Strategic and Technical Direction
The OpenAMP Project board consists of a representative from each of the member companies. For more details regarding the Board, please refer to the Project Charter.
Technical Steering Committee
The Technical Steering Committee (TSC) calls are open to all. Items requiring a vote are voted upon by a representative from each of the member companies. To be notified of TSC calls, please subscribe to the TSC mailing list via the OpenAMP Project mailing lists page.
For more details regarding the TSC, please refer to the Project Charter.
The OpenAMP Working Groups are currently:
- OpenAMP Remoteproc (a.k.a. OpenAMP classic)
- System Device Tree
- Application Services
To be notified of working group calls, please subscribe to the corresponding working group mailing list via the OpenAMP Project mailing lists page.
It is not a requirement to be employed at a Member company to participate as a developer or in the OpenAMP Technical Steering Committee. Community participation is welcome!
Governance of the community project is overseen by a board of representatives from Member companies. Member fees support administration for the project, such as the project website and mailing lists. Details can be found in the Project Charter.
To get more information about membership, contact firstname.lastname@example.org
Consensus and Conflict Resolution
To be discussed at October 2020 TSC call.
Code of Conduct
The OpenAMP Board is in the process of working on a modified version of the CHAOSS code of conduct. That will need to be voted upon to be adopted.
We are looking for a couple volunteers to be part of the Code of Conduct Committee. Please contact the board if you are interested.
Maintainers are nominated and voted upon by the TSC. They should be the only ones who can commit to the repositories. As with everyone else, they must use Pull Requests.
OpenAMP uses the Zephyr coding style and uses the checkpatch.pl script to automatically review and leave comments on pull requests (continuous integration process). (2020-02-20)
(2020-04-17) There was some interest in making the code easier to certify, but no firm decision to proceed. Recommendation is to watch what Zephyr and Xen do, then revisit the question.
To be discussed. C11?
All development will be done using the standard GitHub workflow of pull requests. (2020-02-20)
Via GitHub issues. (2020-05-12)
Pull requests will be merged by the maintainers after review.
New Feature Development
Proposed new features should be discussed actively on the mailing list and the top features selected for the next release. The Technical Steering Committee and Working Groups can also provide direction on feature development.
For a new feature, an application or test must be provided so that we can test that the feature works & continues to be valid in the future.
OpenAMP CI is relying on the checkpatch tool, using Zephyr coding rules.
TO DO: Add guidelines once they get baked
Sphinx was proposed and is under consideration (2020-05-12)
Topic to be revisited.
Branching and Tagging Strategy
Development on master
The master branch is where all accepted changes are first committed. The CI loop is primarily focused on this branch.

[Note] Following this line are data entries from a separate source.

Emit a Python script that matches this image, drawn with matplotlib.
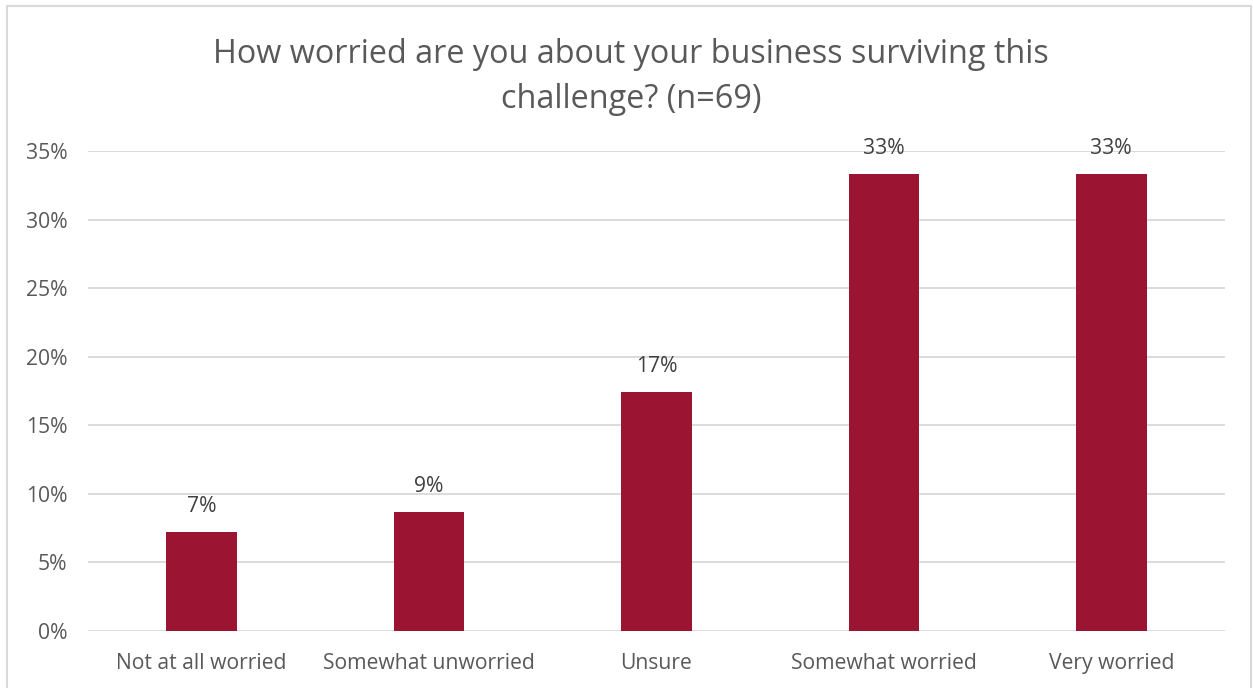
import matplotlib
matplotlib.use("Agg")
import matplotlib.pyplot as plt
from matplotlib.patches import Rectangle
from matplotlib.ticker import PercentFormatter

plt.rcParams['font.family'] = ['Open Sans', 'DejaVu Sans']

categories = ["Not at all worried", "Somewhat unworried", "Unsure", "Somewhat worried", "Very worried"]
counts = [5, 6, 12, 23, 23]
n = 69
shares = [c / n for c in counts]
yticks = [0, 0.05, 0.10, 0.15, 0.20, 0.25, 0.30, 0.35]

bar_color = "#9B1532"
grid_color = "#D9D9D9"
text_color = "#595959"

fig = plt.figure(figsize=(12.53, 6.88), dpi=100)
W, H = 1253, 688
ax = fig.add_axes([88 / W, 1 - 631 / H, (1225 - 88) / W, (631 - 151) / H])

x = range(len(categories))
bars = ax.bar(x, shares, width=0.31, color=bar_color, zorder=3)
for b, v in zip(bars, shares):
    ax.text(b.get_x() + b.get_width() / 2, v + 0.011, f"{v:.0%}",
            ha="center", va="bottom", fontsize=15.2, color="#404040", zorder=4)

ax.set_xlim(-0.5, len(categories) - 0.5)
ax.set_ylim(0, 0.35)
ax.set_yticks(yticks)
ax.yaxis.set_major_formatter(PercentFormatter(1.0, decimals=0))
ax.set_xticks(list(x))
ax.set_xticklabels(categories)
ax.grid(axis="y", color=grid_color, linewidth=1.3, zorder=0)
ax.tick_params(length=0, labelsize=15.2, labelcolor=text_color)
ax.tick_params(axis="x", pad=16)
ax.tick_params(axis="y", pad=15)
for s in ax.spines.values():
    s.set_visible(False)

fig.text(631 / W, 1 - 77 / H, "How worried are you about your business surviving this\nchallenge? (n=69)",
         ha="center", va="center", fontsize=23.3, color=text_color, linespacing=1.45)

# outer chart border
fig.patches.append(Rectangle((7 / W, -0.01), (1251 - 7) / W, 1 - 6 / H + 0.01,
                             transform=fig.transFigure, fill=False,
                             edgecolor=grid_color, linewidth=1.5))

fig.savefig("out.png", dpi=100)
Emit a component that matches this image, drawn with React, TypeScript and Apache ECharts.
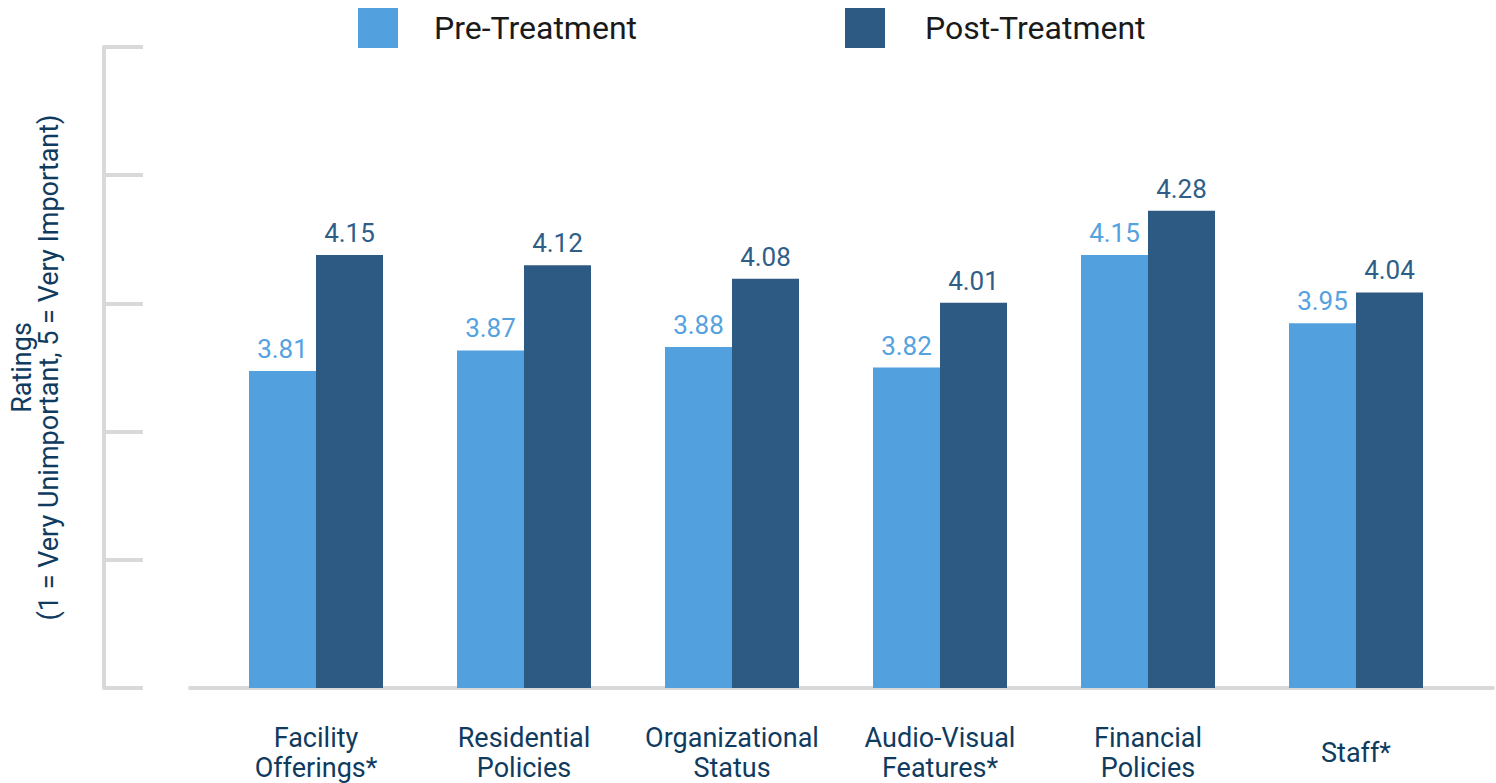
import React, { useEffect, useRef } from "react";
import * as echarts from "echarts";

const categories = [
  "Facility\nOfferings*",
  "Residential\nPolicies",
  "Organizational\nStatus",
  "Audio-Visual\nFeatures*",
  "Financial\nPolicies",
  "Staff*",
];
const seriesNames = ["Pre-Treatment", "Post-Treatment"];
const preValues = [3.81, 3.87, 3.88, 3.82, 4.15, 3.95];
const postValues = [4.15, 4.12, 4.08, 4.01, 4.28, 4.04];
const yAxisName = "Ratings\n(1 = Very Unimportant, 5 = Very Important)";

const PRE_COLOR = "#53A0DF";
const POST_COLOR = "#2C5A82";
const AXIS_COLOR = "#D9D9D9";
const TEXT_DARK = "#0F3B5F";
const FONT = "Roboto";

export default function App() {
  const ref = useRef<HTMLDivElement>(null);

  useEffect(() => {
    if (!ref.current) return;
    const chart = echarts.init(ref.current, undefined, { renderer: "svg" });
    const option: any = {
      animation: false,
      backgroundColor: "#ffffff",
      textStyle: { fontFamily: FONT },
      legend: [
        {
          data: [seriesNames[0]],
          left: 358,
          top: 8,
          padding: 0,
          icon: "rect",
          itemWidth: 40,
          itemHeight: 40,
          textStyle: { fontSize: 32, color: "#1A1A1A", fontFamily: FONT, padding: [0, 0, 0, 31] },
        },
        {
          data: [seriesNames[1]],
          left: 845,
          top: 8,
          padding: 0,
          icon: "rect",
          itemWidth: 40,
          itemHeight: 40,
          textStyle: { fontSize: 32, color: "#1A1A1A", fontFamily: FONT, padding: [0, 0, 0, 35] },
        },
      ],
      grid: [
        { left: 212, width: 1248, top: 47, height: 641, containLabel: false },
        { left: 104, width: 100, top: 47, height: 641, containLabel: false },
        { left: 190, right: 3, top: 47, height: 641, containLabel: false },
      ],
      xAxis: [
        {
          type: "category",
          gridIndex: 0,
          data: categories,
          axisLine: { show: false },
          axisTick: { show: false },
          axisLabel: {
            fontSize: 27,
            lineHeight: 30,
            color: TEXT_DARK,
            fontFamily: FONT,
            margin: 65,
            verticalAlign: "middle",
            align: "center",
            interval: 0,
          },
        },
        { type: "value", gridIndex: 1, min: 0, max: 1, show: false },
        {
          type: "value",
          gridIndex: 2,
          min: 0,
          max: 1,
          axisLine: { show: true, onZero: false, lineStyle: { color: AXIS_COLOR, width: 4 } },
          axisTick: { show: false },
          axisLabel: { show: false },
          splitLine: { show: false },
        },
      ],
      yAxis: [
        {
          type: "value",
          gridIndex: 0,
          min: 2.88,
          max: 4.76,
          show: false,
        },
        {
          type: "value",
          gridIndex: 1,
          min: 0,
          max: 5,
          interval: 1,
          name: yAxisName,
          nameLocation: "middle",
          nameRotate: 90,
          nameGap: 42,
          nameTextStyle: { fontSize: 27, lineHeight: 27, color: TEXT_DARK, fontFamily: FONT, align: "center" },
          axisLine: { show: true, onZero: false, lineStyle: { color: AXIS_COLOR, width: 4 } },
          axisTick: { show: true, inside: true, length: 39, lineStyle: { color: AXIS_COLOR, width: 4 } },
          axisLabel: { show: false },
          splitLine: { show: false },
        },
        { type: "value", gridIndex: 2, show: false },
      ],
      series: [
        {
          name: seriesNames[0],
          type: "bar",
          xAxisIndex: 0,
          yAxisIndex: 0,
          data: preValues,
          barWidth: 67,
          barGap: "0%",
          itemStyle: { color: PRE_COLOR },
          label: {
            show: true,
            position: "top",
            distance: 9,
            fontSize: 26,
            color: "#55A2E0",
            fontFamily: FONT,
            formatter: (p: any) => p.value.toFixed(2),
          },
        },
        {
          name: seriesNames[1],
          type: "bar",
          xAxisIndex: 0,
          yAxisIndex: 0,
          data: postValues,
          barWidth: 67,
          barGap: "0%",
          itemStyle: { color: POST_COLOR },
          label: {
            show: true,
            position: "top",
            distance: 9,
            fontSize: 26,
            color: "#2F5E88",
            fontFamily: FONT,
            formatter: (p: any) => p.value.toFixed(2),
          },
        },
      ],
    };
    chart.setOption(option);
    return () => chart.dispose();
  }, []);

  return (
    <div
      ref={ref}
      style={{ position: "fixed", left: 0, top: 0, width: 1496, height: 783 }}
    />
  );
}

A release branch is created from the master branch at the time of feature freeze for the release.
At the time of the release, the release branch will be tagged. This will help enable reproducible builds.
Releases will be twice yearly, in the spring and fall (usually mid-April and mid-October).
Releases will be named yyyy.mm (e.g. 2019.10).
As the OpenAMP project is rather small as open-source projects go, the release process can be fairly simple. The phases and milestones are listed below. This information should be maintained on the Wiki page for the project.
Discussion and Development
This is for discussion and development of new features. It starts as soon as the release branch is created. During this period, new features can be committed after the usual review.
This occurs at about the four-month mark in the release cycle. The release branch is created from the master at this point.
After Feature Freeze, no new features can be committed to the release branch, only bug fixes.
At this time, no further commits may be made to the release branch unless they fix a critical bug found in testing.
The release branch is tagged and the code archived and made accessible for download.
Topic to be revisited.
Interface Stability Policy
The scope of the OpenAMP API lifecycle policy is mostly the libraries and supporting code owned by the project. Today that is primarily the open-amp and libmetal libraries but we expect that to expand in the future.
Specifically out of scope would be the APIs internal to the Linux kernel. The Linux kernel has a famous “no stable api” policy. Probably also out of scope would be the kernel / user interface. This interface has a more stringent “don’t break the user interface policy” than will be described here.
Adding New APIs
Deprecating Existing APIs
If an API is to be removed, it must remain in a deprecated state for 2 year (4 releases). In extraordinary cases such as a critical security issue, the TSC may impose a shorter period.
Kernel vs. Library Compatibility
The kernel and library implementations of OpenAMP must be interoperable at all times. Extensions on either side must be downward compatible.
Wire Protocol Stability
The wire protocol describes the interactions of two independent CPUs in an AMP system. The bar for maintaining compatibility at this level is much higher.